TASK TO COMPLETE:
Of the lines in these entries, how many contain the string "with"? Give the number and nothing else.

>> begin

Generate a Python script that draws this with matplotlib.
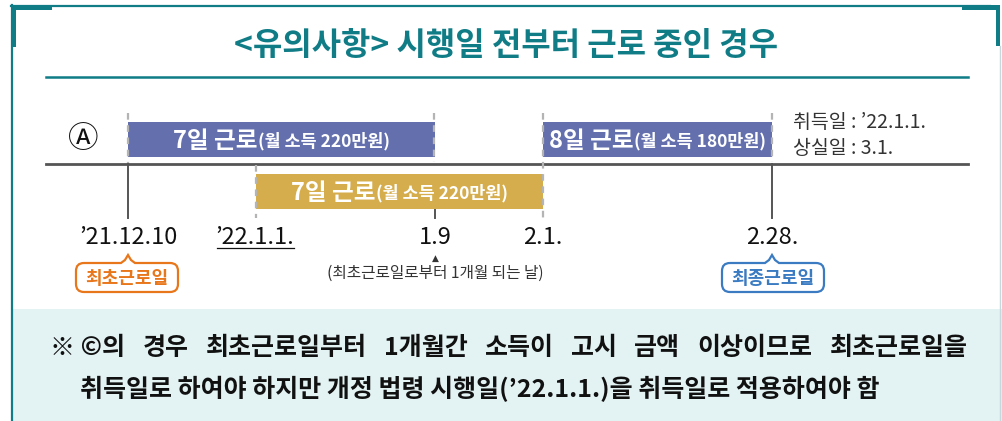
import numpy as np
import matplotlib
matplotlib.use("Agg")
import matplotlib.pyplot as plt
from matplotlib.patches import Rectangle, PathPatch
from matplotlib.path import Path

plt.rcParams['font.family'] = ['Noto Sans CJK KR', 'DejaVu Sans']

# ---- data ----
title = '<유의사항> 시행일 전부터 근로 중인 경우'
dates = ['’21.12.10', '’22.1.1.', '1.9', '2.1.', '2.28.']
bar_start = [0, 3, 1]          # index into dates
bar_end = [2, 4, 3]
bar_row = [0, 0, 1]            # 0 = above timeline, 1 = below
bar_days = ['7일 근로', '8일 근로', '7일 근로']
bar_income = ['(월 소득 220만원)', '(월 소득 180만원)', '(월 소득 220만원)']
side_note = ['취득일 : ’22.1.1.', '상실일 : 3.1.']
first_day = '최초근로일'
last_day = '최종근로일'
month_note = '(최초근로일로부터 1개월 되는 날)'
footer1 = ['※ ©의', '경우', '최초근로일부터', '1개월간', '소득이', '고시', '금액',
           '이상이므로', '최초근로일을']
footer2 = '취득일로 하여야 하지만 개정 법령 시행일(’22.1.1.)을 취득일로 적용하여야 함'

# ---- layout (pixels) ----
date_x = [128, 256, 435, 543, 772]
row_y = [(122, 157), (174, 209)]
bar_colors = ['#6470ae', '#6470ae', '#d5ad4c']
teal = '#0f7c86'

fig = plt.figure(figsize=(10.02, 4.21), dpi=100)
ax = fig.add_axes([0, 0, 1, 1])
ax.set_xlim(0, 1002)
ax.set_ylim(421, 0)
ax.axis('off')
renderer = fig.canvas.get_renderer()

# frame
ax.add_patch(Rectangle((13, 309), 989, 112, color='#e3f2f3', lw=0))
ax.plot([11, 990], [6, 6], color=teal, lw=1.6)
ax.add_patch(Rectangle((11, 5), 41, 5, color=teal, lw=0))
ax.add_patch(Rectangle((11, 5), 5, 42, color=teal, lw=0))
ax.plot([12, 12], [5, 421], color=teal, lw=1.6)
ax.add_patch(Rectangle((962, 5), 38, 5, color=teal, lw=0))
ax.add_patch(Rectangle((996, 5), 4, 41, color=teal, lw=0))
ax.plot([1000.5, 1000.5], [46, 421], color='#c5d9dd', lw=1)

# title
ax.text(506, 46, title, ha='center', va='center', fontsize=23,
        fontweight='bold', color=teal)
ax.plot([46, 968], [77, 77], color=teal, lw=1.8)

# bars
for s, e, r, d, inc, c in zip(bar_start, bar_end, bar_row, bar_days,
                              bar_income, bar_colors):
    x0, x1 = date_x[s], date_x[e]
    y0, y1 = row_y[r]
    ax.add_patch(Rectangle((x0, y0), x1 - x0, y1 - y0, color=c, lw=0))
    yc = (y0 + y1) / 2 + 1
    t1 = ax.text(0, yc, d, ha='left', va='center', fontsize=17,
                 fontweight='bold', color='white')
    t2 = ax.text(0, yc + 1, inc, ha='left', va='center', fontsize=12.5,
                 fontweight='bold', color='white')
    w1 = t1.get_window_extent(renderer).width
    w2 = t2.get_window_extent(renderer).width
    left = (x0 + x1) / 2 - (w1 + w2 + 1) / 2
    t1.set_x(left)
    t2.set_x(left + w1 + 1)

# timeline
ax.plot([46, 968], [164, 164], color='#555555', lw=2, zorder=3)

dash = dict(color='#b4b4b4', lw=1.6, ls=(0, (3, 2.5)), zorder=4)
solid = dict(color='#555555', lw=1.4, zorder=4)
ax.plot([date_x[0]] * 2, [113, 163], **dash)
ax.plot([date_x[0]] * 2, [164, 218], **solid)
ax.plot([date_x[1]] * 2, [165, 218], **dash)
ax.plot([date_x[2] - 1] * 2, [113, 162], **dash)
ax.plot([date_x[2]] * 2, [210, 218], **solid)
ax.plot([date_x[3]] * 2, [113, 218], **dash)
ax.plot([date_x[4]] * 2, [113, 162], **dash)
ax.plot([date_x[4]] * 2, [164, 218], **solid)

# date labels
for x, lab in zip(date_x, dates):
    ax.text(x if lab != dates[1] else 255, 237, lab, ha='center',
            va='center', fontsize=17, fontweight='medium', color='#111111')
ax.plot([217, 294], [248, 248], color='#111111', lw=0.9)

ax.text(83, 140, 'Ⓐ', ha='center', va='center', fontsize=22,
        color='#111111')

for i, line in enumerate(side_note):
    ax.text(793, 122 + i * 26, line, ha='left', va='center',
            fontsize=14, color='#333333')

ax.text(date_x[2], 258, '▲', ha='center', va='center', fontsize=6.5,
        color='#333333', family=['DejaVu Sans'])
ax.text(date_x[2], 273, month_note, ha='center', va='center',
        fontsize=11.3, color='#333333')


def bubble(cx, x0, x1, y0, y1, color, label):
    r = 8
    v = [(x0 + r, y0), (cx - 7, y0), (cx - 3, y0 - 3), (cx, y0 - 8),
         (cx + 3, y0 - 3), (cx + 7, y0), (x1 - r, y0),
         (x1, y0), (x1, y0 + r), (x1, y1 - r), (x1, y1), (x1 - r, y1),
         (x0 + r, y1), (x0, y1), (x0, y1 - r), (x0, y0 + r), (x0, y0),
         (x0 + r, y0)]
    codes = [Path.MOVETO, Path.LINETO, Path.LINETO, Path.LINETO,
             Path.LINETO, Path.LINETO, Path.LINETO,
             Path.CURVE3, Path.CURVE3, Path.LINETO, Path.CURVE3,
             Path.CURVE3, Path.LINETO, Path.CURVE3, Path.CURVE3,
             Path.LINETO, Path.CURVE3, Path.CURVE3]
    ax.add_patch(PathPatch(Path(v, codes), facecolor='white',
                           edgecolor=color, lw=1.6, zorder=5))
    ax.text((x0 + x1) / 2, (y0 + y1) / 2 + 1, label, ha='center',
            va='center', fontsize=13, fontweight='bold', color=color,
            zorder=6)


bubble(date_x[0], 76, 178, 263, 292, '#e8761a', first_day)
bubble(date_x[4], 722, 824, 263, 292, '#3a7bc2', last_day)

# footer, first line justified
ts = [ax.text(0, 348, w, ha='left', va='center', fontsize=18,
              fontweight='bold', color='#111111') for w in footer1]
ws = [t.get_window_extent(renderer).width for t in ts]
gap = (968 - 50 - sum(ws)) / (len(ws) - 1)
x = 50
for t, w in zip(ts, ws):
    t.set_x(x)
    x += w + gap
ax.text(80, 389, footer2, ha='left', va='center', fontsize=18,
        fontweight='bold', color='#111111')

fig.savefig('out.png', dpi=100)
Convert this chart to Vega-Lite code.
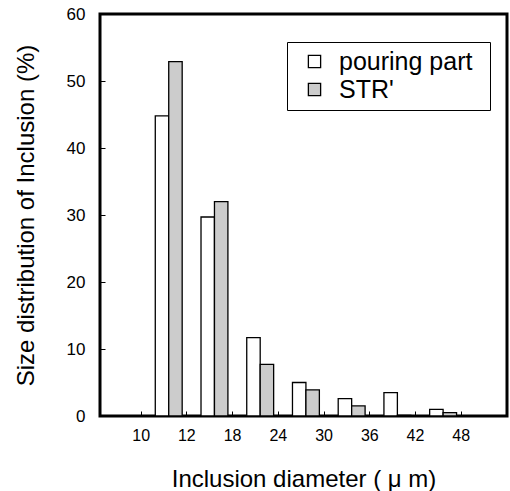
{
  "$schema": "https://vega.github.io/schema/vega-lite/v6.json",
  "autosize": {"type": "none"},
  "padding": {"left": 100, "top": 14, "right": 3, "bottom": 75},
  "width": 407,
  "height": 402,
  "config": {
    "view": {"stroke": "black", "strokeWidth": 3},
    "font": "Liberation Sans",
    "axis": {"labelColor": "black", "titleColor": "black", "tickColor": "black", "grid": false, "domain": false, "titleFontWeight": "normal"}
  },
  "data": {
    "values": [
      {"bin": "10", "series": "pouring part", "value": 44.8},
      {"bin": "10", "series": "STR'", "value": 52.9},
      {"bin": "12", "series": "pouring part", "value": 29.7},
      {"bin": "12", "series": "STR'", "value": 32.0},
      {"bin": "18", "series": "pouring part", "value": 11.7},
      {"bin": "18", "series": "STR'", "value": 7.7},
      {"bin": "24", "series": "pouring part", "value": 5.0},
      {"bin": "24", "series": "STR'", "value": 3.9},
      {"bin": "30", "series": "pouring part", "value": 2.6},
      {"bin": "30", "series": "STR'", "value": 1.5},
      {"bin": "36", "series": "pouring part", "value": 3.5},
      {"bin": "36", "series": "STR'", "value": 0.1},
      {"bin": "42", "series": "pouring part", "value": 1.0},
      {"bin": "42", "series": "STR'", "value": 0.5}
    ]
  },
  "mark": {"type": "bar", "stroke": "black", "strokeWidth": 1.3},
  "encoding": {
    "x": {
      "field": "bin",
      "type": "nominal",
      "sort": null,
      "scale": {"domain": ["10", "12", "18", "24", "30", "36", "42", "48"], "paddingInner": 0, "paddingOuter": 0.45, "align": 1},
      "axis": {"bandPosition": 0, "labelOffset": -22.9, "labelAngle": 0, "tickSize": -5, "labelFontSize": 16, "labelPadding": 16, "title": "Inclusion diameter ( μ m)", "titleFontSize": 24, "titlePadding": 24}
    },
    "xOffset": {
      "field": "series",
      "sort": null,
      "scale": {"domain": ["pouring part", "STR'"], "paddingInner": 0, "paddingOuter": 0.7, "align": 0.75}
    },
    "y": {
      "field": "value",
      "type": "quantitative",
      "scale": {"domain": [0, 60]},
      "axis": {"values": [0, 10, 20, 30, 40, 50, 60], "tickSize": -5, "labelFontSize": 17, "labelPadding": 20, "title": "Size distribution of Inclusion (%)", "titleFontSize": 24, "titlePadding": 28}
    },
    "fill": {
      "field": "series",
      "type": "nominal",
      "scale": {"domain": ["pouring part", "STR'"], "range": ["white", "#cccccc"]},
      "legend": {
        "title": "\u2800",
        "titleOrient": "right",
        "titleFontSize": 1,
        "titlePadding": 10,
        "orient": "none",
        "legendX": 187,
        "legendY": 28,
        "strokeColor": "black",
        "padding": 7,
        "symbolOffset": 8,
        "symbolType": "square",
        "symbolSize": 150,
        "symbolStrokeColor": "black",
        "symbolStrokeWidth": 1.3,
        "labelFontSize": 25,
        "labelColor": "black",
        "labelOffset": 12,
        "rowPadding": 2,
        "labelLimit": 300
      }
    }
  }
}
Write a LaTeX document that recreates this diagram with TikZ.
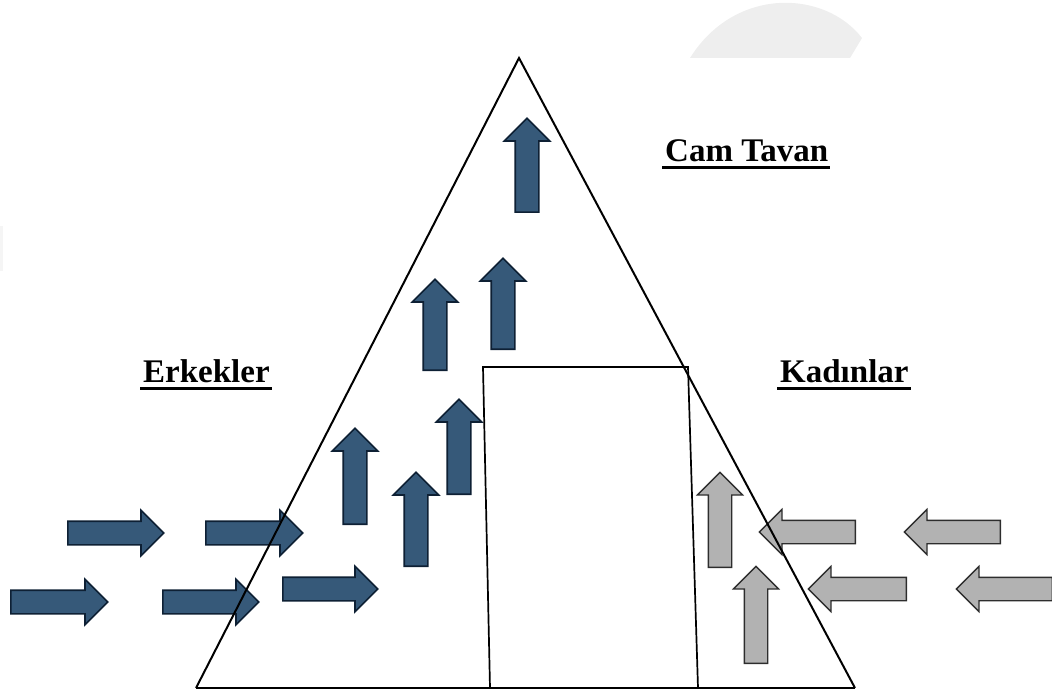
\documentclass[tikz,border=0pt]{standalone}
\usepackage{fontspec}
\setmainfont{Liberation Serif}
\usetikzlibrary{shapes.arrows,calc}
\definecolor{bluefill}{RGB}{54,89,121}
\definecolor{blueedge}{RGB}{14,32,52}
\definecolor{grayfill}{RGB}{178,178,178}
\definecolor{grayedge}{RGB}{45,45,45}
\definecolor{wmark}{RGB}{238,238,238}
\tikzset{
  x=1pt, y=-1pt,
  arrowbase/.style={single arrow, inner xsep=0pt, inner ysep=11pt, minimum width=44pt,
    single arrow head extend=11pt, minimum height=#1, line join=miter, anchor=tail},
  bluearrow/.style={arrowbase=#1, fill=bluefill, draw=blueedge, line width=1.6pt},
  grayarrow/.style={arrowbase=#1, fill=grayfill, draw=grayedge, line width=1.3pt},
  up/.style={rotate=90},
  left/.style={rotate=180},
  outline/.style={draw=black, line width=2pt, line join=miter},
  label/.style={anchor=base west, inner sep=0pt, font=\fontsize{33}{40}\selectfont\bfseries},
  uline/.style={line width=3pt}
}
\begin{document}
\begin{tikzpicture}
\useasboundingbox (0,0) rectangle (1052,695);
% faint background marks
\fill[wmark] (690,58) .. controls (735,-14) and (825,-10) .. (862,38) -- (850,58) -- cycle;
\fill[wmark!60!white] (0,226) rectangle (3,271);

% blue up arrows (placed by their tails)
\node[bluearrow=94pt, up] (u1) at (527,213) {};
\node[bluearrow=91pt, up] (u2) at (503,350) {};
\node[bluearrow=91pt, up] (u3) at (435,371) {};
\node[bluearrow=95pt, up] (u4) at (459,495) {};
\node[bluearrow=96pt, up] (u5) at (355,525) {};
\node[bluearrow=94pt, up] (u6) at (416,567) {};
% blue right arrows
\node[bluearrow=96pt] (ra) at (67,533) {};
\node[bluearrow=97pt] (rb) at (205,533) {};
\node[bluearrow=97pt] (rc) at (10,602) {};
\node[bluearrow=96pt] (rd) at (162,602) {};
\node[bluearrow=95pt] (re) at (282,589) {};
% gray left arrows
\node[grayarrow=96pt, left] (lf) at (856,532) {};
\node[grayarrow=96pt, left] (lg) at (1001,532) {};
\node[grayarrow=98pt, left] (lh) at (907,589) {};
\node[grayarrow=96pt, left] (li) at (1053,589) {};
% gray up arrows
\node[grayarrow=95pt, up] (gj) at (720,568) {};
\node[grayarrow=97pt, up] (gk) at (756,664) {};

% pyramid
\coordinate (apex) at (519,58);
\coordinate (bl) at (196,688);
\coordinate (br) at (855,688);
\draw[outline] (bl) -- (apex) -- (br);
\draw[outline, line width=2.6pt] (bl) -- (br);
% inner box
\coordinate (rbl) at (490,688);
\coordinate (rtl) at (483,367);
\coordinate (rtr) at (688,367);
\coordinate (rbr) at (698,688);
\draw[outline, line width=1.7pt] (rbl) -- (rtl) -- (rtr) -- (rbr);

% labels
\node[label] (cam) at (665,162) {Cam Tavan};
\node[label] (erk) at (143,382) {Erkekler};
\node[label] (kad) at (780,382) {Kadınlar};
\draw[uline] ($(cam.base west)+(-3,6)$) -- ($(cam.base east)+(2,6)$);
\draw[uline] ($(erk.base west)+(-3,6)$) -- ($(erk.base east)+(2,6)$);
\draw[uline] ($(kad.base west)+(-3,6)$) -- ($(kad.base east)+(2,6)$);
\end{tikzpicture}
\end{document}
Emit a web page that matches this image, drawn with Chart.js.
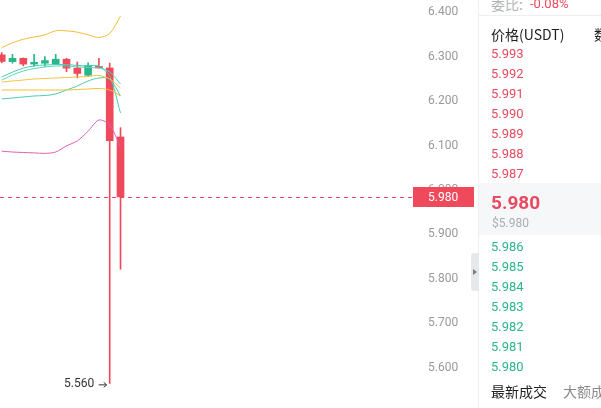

>> end

TASK OUTPUT:
3